Starboard Value LP is urging Yahoo! Inc. to drop its plan to spin off Aabaco Holdings, Inc., which contains the company's non-core business assets, including Yahoo's stake in Alibaba Group, according to Starboard's letter sent to Yahoo.

The activist investor is suggesting that Yahoo should instead be looking to sell its core business.

Starboard said in the letter that proposed spin-off of the Aabaco Holdings "is not Yahoo's best alternative."

They said that despite their belief that the plan should be "deemed tax free under the current law," it is also important to take into consideration what the market thinks of the strategy.

Starboard adds in the letter that the market doesn't look favorably at Yahoo's strategy to spin off its non-core assets.

They said that "the market either discounts the tax benefits of the proposed spin-off and/or, worse, implies a significantly negative value for the Core Business."

Starboard said in the letter that this is due to the market's fear that Yahoo's turnaround efforts would fail and the current management "will continue to squander the company's resources."

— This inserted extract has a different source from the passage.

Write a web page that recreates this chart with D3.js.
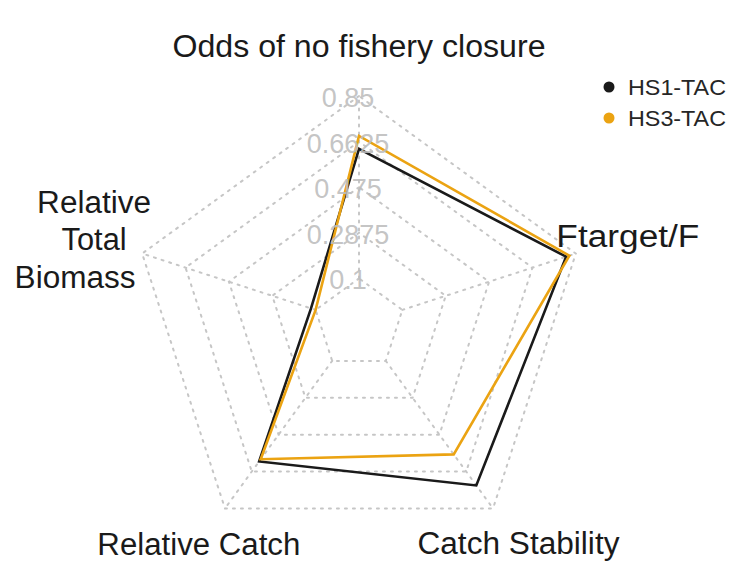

The Wall Street Journal adds that people familiar with the matter said that Starboard's stake in Yahoo is among its largest position.

Yahoo's shares are down 35 percent this year.

The Wall Street Journal adds that Yahoo said in October that they expect to complete the spinoff by January 2016.

It is not clear though if Yahoo would be willing to reverse course, given that it is already far along the process.

Starboard said in the letter that the sale of Yahoo's core business would               have minimal cost to the company, compared to the sale of the non-core assets.

The company would still own its stakes in Alibaba Group and Yahoo Japan, as well as the remaining cash.

Starboard said in the letter that the current net cash of Yahoo and the cash that would be generated from the sale of the core business can be returned to shareholders in a tax-efficient manner.

This could be achieved through a combination of share buybacks, returns of capital and dividends.

The Wall Street Journal adds that Starboard is increasing its pressure on Marissa Mayer, the CEO of Yahoo, as her effort to turn around the company enters its fourth year with little signs of progress.

Mayer tried to position Yahoo as a threat to Google, Inc. in Web search and a challenger to Netflix, Inc.'s in online video content.

The Wall Street Journal adds that the project has cost Yahoo hundreds of millions of dollars, but didn't provide much in terms of users or revenues.

Yahoo's sales in 2012, when Mayer arrived, was at $4.5 billion and it shrunk to $4.4 billion in 2014.